## WHAT IS REQUIRED
Copy the listing verbatim, excluding any images found in it.
-- START RECORDED DATA --
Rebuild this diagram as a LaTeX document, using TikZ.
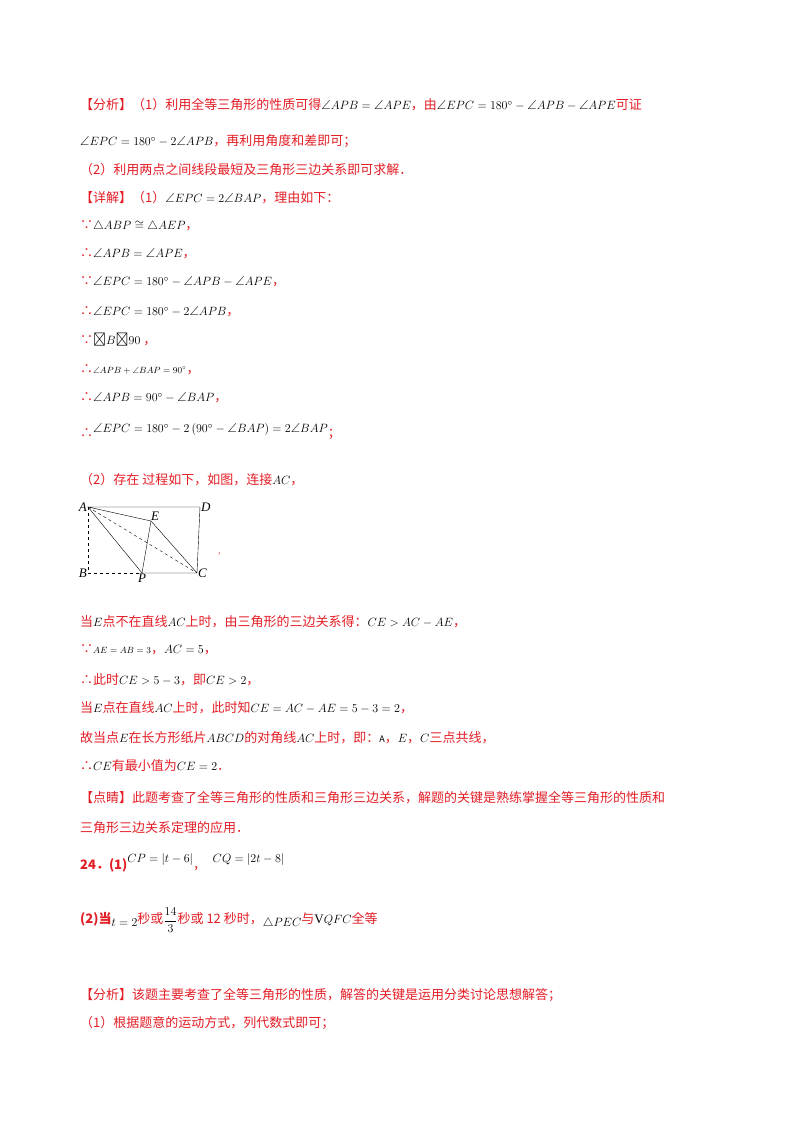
\documentclass[tikz,border=0pt]{standalone}
\usepackage{amsmath,amssymb}
\usepackage{fontspec}
\setmainfont{Liberation Serif}
\newfontfamily\cjk{Noto Sans CJK SC}
\definecolor{rd}{RGB}{228,30,38}
\newcommand\R[1]{{\cjk\color{rd}#1}}
\newcommand\M[1]{{\color{black}$#1$}}
\newcommand\A{\angle}
\begin{document}
\begin{tikzpicture}[x=1pt,y=-1pt,
 ln/.style={anchor=west,inner sep=0,font=\fontsize{13}{15}\selectfont},
 lab/.style={inner sep=1pt,font=\itshape\fontsize{13}{15}\selectfont},
 pt/.style={inner sep=0,minimum size=0}]
\useasboundingbox (0,0) rectangle (800,1132);
\fill[white] (0,0) rectangle (800,1132);
\node[ln] (l1) at (80,105) {\R{【分析】（1）利用全等三角形的性质可得}\M{\A APB=\A APE}\R{，由}\M{\A EPC=180^\circ-\A APB-\A APE}\R{可证}};
\node[ln] (l2) at (80,141) {\M{\A EPC=180^\circ-2\A APB}\R{，再利用角度和差即可；}};
\node[ln] (l3) at (80,170) {\R{（2）利用两点之间线段最短及三角形三边关系即可求解．}};
\node[ln] (l4) at (80,198) {\R{【详解】（1）}\M{\A EPC=2\A BAP}\R{，理由如下：}};
\node[ln] (l5) at (80,226) {\R{∵}\M{\triangle ABP\cong\triangle AEP}\R{，}};
\node[ln] (l6) at (80,254) {\R{∴}\M{\A APB=\A APE}\R{，}};
\node[ln] (l7) at (80,282) {\R{∵}\M{\A EPC=180^\circ-\A APB-\A APE}\R{，}};
\node[ln] (l8) at (80,312) {\R{∴}\M{\A EPC=180^\circ-2\A APB}\R{，}};
\node[ln] (l9) at (80,340) {\R{∵}{\color{black}\cjk �}\M{B}{\color{black}\cjk �}\M{90}\R{\ ，}};
\node[ln] (l10) at (80,370) {\R{∴}{\small\M{\A APB+\A BAP=90^\circ}}\R{，}};
\node[ln] (l11) at (80,398) {\R{∴}\M{\A APB=90^\circ-\A BAP}\R{，}};
\node[ln] (l12) at (80,432) {\R{∴}\raisebox{5pt}{\M{\A EPC=180^\circ-2\left(90^\circ-\A BAP\right)=2\A BAP}}\R{；}};
\node[ln] (l13) at (80,480) {\R{（2）存在 过程如下，如图，连接}\M{AC}\R{，}};
% figure
\coordinate (A) at (88,507); \coordinate (D) at (200,507);
\coordinate (B) at (88,573); \coordinate (C) at (197,573);
\coordinate (P) at (142,573); \coordinate (E) at (151,521);
\draw[dashed] (A)--(B)--(P);
\draw[dashed] (A)--(C);
\draw (A)--(D)--(C)--(P)--(A)--(E)--(C);
\draw (P)--(E);
\node[lab,left] (la) at (A) {A};
\node[lab,right] (ld) at (D) {D};
\node[lab,left] (lb) at (B) {B};
\node[lab,right] (lc) at (C) {C};
\node[lab,below] (lp) at (P) {P};
\node[lab,above right,inner sep=0pt] (le) at (E) {E};
\node[pt] (cm) at (221,554) {\R{\scriptsize ，}};
\node[ln] (l14) at (80,622) {\R{当}\M{E}\R{点不在直线}\M{AC}\R{上时，由三角形的三边关系得：}\M{CE>AC-AE}\R{，}};
\node[ln] (l15) at (80,650) {\R{∵}{\small\M{AE=AB=3}}\R{，}\M{AC=5}\R{，}};
\node[ln] (l16) at (80,680) {\R{∴此时}\M{CE>5-3}\R{，即}\M{CE>2}\R{，}};
\node[ln] (l17) at (80,708) {\R{当}\M{E}\R{点在直线}\M{AC}\R{上时，此时知}\M{CE=AC-AE=5-3=2}\R{，}};
\node[ln] (l18) at (80,738) {\R{故当点}\M{E}\R{在长方形纸片}\M{ABCD}\R{的对角线}\M{AC}\R{上时，即：}{\small\cjk A}\R{，}\M{E}\R{，}\M{C}\R{三点共线，}};
\node[ln] (l19) at (80,766) {\R{∴}\M{CE}\R{有最小值为}\M{CE=2}\R{．}};
\node[ln] (l20) at (80,798) {\R{【点睛】此题考查了全等三角形的性质和三角形三边关系，解题的关键是熟练掌握全等三角形的性质和}};
\node[ln] (l21) at (80,828) {\R{三角形三边关系定理的应用．}};
\node[ln] (l22) at (80,863) {\R{\bfseries 24．(1)}\raisebox{7pt}{\M{CP=\left|t-6\right|}}\R{，}\raisebox{7pt}{\M{\;\;CQ=\left|2t-8\right|}}};
\node[ln] (l23) at (80,920) {\R{\bfseries (2)当}\raisebox{-3pt}{\M{t=2}}\R{秒或}\M{\dfrac{14}{3}}\R{秒或 12 秒时，}\raisebox{-3pt}{\M{\triangle PEC}}\R{与}\M{\mathrm{V}QFC}\R{全等}};
\node[ln] (l24) at (80,995) {\R{【分析】该题主要考查了全等三角形的性质，解答的关键是运用分类讨论思想解答；}};
\node[ln] (l25) at (80,1023) {\R{（1）根据题意的运动方式，列代数式即可；}};
\end{tikzpicture}
\end{document}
-- END RECORDED DATA --
## RESPONSE
Rebuild this diagram as a LaTeX document, using TikZ.
\documentclass[tikz,border=0pt]{standalone}
\usepackage{amsmath,amssymb}
\usepackage{fontspec}
\setmainfont{Liberation Serif}
\newfontfamily\cjk{Noto Sans CJK SC}
\definecolor{rd}{RGB}{228,30,38}
\newcommand\R[1]{{\cjk\color{rd}#1}}
\newcommand\M[1]{{\color{black}$#1$}}
\newcommand\A{\angle}
\begin{document}
\begin{tikzpicture}[x=1pt,y=-1pt,
 ln/.style={anchor=west,inner sep=0,font=\fontsize{13}{15}\selectfont},
 lab/.style={inner sep=1pt,font=\itshape\fontsize{13}{15}\selectfont},
 pt/.style={inner sep=0,minimum size=0}]
\useasboundingbox (0,0) rectangle (800,1132);
\fill[white] (0,0) rectangle (800,1132);
\node[ln] (l1) at (80,105) {\R{【分析】（1）利用全等三角形的性质可得}\M{\A APB=\A APE}\R{，由}\M{\A EPC=180^\circ-\A APB-\A APE}\R{可证}};
\node[ln] (l2) at (80,141) {\M{\A EPC=180^\circ-2\A APB}\R{，再利用角度和差即可；}};
\node[ln] (l3) at (80,170) {\R{（2）利用两点之间线段最短及三角形三边关系即可求解．}};
\node[ln] (l4) at (80,198) {\R{【详解】（1）}\M{\A EPC=2\A BAP}\R{，理由如下：}};
\node[ln] (l5) at (80,226) {\R{∵}\M{\triangle ABP\cong\triangle AEP}\R{，}};
\node[ln] (l6) at (80,254) {\R{∴}\M{\A APB=\A APE}\R{，}};
\node[ln] (l7) at (80,282) {\R{∵}\M{\A EPC=180^\circ-\A APB-\A APE}\R{，}};
\node[ln] (l8) at (80,312) {\R{∴}\M{\A EPC=180^\circ-2\A APB}\R{，}};
\node[ln] (l9) at (80,340) {\R{∵}{\color{black}\cjk �}\M{B}{\color{black}\cjk �}\M{90}\R{\ ，}};
\node[ln] (l10) at (80,370) {\R{∴}{\small\M{\A APB+\A BAP=90^\circ}}\R{，}};
\node[ln] (l11) at (80,398) {\R{∴}\M{\A APB=90^\circ-\A BAP}\R{，}};
\node[ln] (l12) at (80,432) {\R{∴}\raisebox{5pt}{\M{\A EPC=180^\circ-2\left(90^\circ-\A BAP\right)=2\A BAP}}\R{；}};
\node[ln] (l13) at (80,480) {\R{（2）存在 过程如下，如图，连接}\M{AC}\R{，}};
% figure
\coordinate (A) at (88,507); \coordinate (D) at (200,507);
\coordinate (B) at (88,573); \coordinate (C) at (197,573);
\coordinate (P) at (142,573); \coordinate (E) at (151,521);
\draw[dashed] (A)--(B)--(P);
\draw[dashed] (A)--(C);
\draw (A)--(D)--(C)--(P)--(A)--(E)--(C);
\draw (P)--(E);
\node[lab,left] (la) at (A) {A};
\node[lab,right] (ld) at (D) {D};
\node[lab,left] (lb) at (B) {B};
\node[lab,right] (lc) at (C) {C};
\node[lab,below] (lp) at (P) {P};
\node[lab,above right,inner sep=0pt] (le) at (E) {E};
\node[pt] (cm) at (221,554) {\R{\scriptsize ，}};
\node[ln] (l14) at (80,622) {\R{当}\M{E}\R{点不在直线}\M{AC}\R{上时，由三角形的三边关系得：}\M{CE>AC-AE}\R{，}};
\node[ln] (l15) at (80,650) {\R{∵}{\small\M{AE=AB=3}}\R{，}\M{AC=5}\R{，}};
\node[ln] (l16) at (80,680) {\R{∴此时}\M{CE>5-3}\R{，即}\M{CE>2}\R{，}};
\node[ln] (l17) at (80,708) {\R{当}\M{E}\R{点在直线}\M{AC}\R{上时，此时知}\M{CE=AC-AE=5-3=2}\R{，}};
\node[ln] (l18) at (80,738) {\R{故当点}\M{E}\R{在长方形纸片}\M{ABCD}\R{的对角线}\M{AC}\R{上时，即：}{\small\cjk A}\R{，}\M{E}\R{，}\M{C}\R{三点共线，}};
\node[ln] (l19) at (80,766) {\R{∴}\M{CE}\R{有最小值为}\M{CE=2}\R{．}};
\node[ln] (l20) at (80,798) {\R{【点睛】此题考查了全等三角形的性质和三角形三边关系，解题的关键是熟练掌握全等三角形的性质和}};
\node[ln] (l21) at (80,828) {\R{三角形三边关系定理的应用．}};
\node[ln] (l22) at (80,863) {\R{\bfseries 24．(1)}\raisebox{7pt}{\M{CP=\left|t-6\right|}}\R{，}\raisebox{7pt}{\M{\;\;CQ=\left|2t-8\right|}}};
\node[ln] (l23) at (80,920) {\R{\bfseries (2)当}\raisebox{-3pt}{\M{t=2}}\R{秒或}\M{\dfrac{14}{3}}\R{秒或 12 秒时，}\raisebox{-3pt}{\M{\triangle PEC}}\R{与}\M{\mathrm{V}QFC}\R{全等}};
\node[ln] (l24) at (80,995) {\R{【分析】该题主要考查了全等三角形的性质，解答的关键是运用分类讨论思想解答；}};
\node[ln] (l25) at (80,1023) {\R{（1）根据题意的运动方式，列代数式即可；}};
\end{tikzpicture}
\end{document}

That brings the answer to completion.